Directive
Print the listing below exactly.

Dataset excerpt
::::

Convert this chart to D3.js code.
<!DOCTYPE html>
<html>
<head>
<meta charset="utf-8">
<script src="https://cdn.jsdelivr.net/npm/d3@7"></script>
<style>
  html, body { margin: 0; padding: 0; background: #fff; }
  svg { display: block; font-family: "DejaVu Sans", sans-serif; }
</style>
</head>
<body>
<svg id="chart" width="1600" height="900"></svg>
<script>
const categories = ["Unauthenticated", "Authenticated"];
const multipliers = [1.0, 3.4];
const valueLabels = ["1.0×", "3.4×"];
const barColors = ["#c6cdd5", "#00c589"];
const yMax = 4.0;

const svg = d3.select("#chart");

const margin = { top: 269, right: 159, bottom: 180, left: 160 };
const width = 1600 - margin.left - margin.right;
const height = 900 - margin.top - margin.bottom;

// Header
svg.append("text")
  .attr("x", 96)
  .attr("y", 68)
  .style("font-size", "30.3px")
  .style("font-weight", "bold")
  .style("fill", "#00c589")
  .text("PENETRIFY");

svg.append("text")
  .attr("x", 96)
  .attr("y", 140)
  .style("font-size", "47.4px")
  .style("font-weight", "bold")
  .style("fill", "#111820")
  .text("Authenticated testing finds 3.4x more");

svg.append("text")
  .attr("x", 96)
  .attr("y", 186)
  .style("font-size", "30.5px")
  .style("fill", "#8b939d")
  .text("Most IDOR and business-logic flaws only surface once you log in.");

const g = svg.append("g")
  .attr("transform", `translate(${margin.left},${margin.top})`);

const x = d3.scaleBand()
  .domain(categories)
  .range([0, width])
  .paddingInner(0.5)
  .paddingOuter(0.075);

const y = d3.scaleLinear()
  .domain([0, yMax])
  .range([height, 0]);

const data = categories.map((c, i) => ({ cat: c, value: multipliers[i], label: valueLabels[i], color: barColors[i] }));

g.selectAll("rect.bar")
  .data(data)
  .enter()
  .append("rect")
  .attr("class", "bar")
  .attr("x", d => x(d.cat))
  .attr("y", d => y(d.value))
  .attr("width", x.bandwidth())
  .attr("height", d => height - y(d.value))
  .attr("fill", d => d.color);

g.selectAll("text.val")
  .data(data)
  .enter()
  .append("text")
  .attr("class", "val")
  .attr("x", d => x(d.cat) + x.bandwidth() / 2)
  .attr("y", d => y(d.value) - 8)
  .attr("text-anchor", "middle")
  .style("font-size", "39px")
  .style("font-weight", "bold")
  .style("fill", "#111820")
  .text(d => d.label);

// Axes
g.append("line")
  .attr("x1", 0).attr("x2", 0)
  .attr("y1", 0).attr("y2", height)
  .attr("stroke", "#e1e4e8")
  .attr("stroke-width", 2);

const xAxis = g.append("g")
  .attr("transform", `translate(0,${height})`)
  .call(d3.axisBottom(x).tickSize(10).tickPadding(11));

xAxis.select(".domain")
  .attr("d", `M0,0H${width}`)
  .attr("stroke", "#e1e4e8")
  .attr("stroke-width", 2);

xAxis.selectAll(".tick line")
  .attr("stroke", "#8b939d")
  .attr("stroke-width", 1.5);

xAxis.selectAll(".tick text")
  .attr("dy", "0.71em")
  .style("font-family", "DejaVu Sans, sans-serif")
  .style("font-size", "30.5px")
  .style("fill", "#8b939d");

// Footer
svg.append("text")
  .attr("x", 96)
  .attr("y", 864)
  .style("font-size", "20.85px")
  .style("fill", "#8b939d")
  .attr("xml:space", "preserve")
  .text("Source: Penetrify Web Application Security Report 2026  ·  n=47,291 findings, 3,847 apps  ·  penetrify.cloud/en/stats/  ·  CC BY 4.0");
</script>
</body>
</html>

::::

Problem solution
Convert this chart to D3.js code.
<!DOCTYPE html>
<html>
<head>
<meta charset="utf-8">
<script src="https://cdn.jsdelivr.net/npm/d3@7"></script>
<style>
  html, body { margin: 0; padding: 0; background: #fff; }
  svg { display: block; font-family: "DejaVu Sans", sans-serif; }
</style>
</head>
<body>
<svg id="chart" width="1600" height="900"></svg>
<script>
const categories = ["Unauthenticated", "Authenticated"];
const multipliers = [1.0, 3.4];
const valueLabels = ["1.0×", "3.4×"];
const barColors = ["#c6cdd5", "#00c589"];
const yMax = 4.0;

const svg = d3.select("#chart");

const margin = { top: 269, right: 159, bottom: 180, left: 160 };
const width = 1600 - margin.left - margin.right;
const height = 900 - margin.top - margin.bottom;

// Header
svg.append("text")
  .attr("x", 96)
  .attr("y", 68)
  .style("font-size", "30.3px")
  .style("font-weight", "bold")
  .style("fill", "#00c589")
  .text("PENETRIFY");

svg.append("text")
  .attr("x", 96)
  .attr("y", 140)
  .style("font-size", "47.4px")
  .style("font-weight", "bold")
  .style("fill", "#111820")
  .text("Authenticated testing finds 3.4x more");

svg.append("text")
  .attr("x", 96)
  .attr("y", 186)
  .style("font-size", "30.5px")
  .style("fill", "#8b939d")
  .text("Most IDOR and business-logic flaws only surface once you log in.");

const g = svg.append("g")
  .attr("transform", `translate(${margin.left},${margin.top})`);

const x = d3.scaleBand()
  .domain(categories)
  .range([0, width])
  .paddingInner(0.5)
  .paddingOuter(0.075);

const y = d3.scaleLinear()
  .domain([0, yMax])
  .range([height, 0]);

const data = categories.map((c, i) => ({ cat: c, value: multipliers[i], label: valueLabels[i], color: barColors[i] }));

g.selectAll("rect.bar")
  .data(data)
  .enter()
  .append("rect")
  .attr("class", "bar")
  .attr("x", d => x(d.cat))
  .attr("y", d => y(d.value))
  .attr("width", x.bandwidth())
  .attr("height", d => height - y(d.value))
  .attr("fill", d => d.color);

g.selectAll("text.val")
  .data(data)
  .enter()
  .append("text")
  .attr("class", "val")
  .attr("x", d => x(d.cat) + x.bandwidth() / 2)
  .attr("y", d => y(d.value) - 8)
  .attr("text-anchor", "middle")
  .style("font-size", "39px")
  .style("font-weight", "bold")
  .style("fill", "#111820")
  .text(d => d.label);

// Axes
g.append("line")
  .attr("x1", 0).attr("x2", 0)
  .attr("y1", 0).attr("y2", height)
  .attr("stroke", "#e1e4e8")
  .attr("stroke-width", 2);

const xAxis = g.append("g")
  .attr("transform", `translate(0,${height})`)
  .call(d3.axisBottom(x).tickSize(10).tickPadding(11));

xAxis.select(".domain")
  .attr("d", `M0,0H${width}`)
  .attr("stroke", "#e1e4e8")
  .attr("stroke-width", 2);

xAxis.selectAll(".tick line")
  .attr("stroke", "#8b939d")
  .attr("stroke-width", 1.5);

xAxis.selectAll(".tick text")
  .attr("dy", "0.71em")
  .style("font-family", "DejaVu Sans, sans-serif")
  .style("font-size", "30.5px")
  .style("fill", "#8b939d");

// Footer
svg.append("text")
  .attr("x", 96)
  .attr("y", 864)
  .style("font-size", "20.85px")
  .style("fill", "#8b939d")
  .attr("xml:space", "preserve")
  .text("Source: Penetrify Web Application Security Report 2026  ·  n=47,291 findings, 3,847 apps  ·  penetrify.cloud/en/stats/  ·  CC BY 4.0");
</script>
</body>
</html>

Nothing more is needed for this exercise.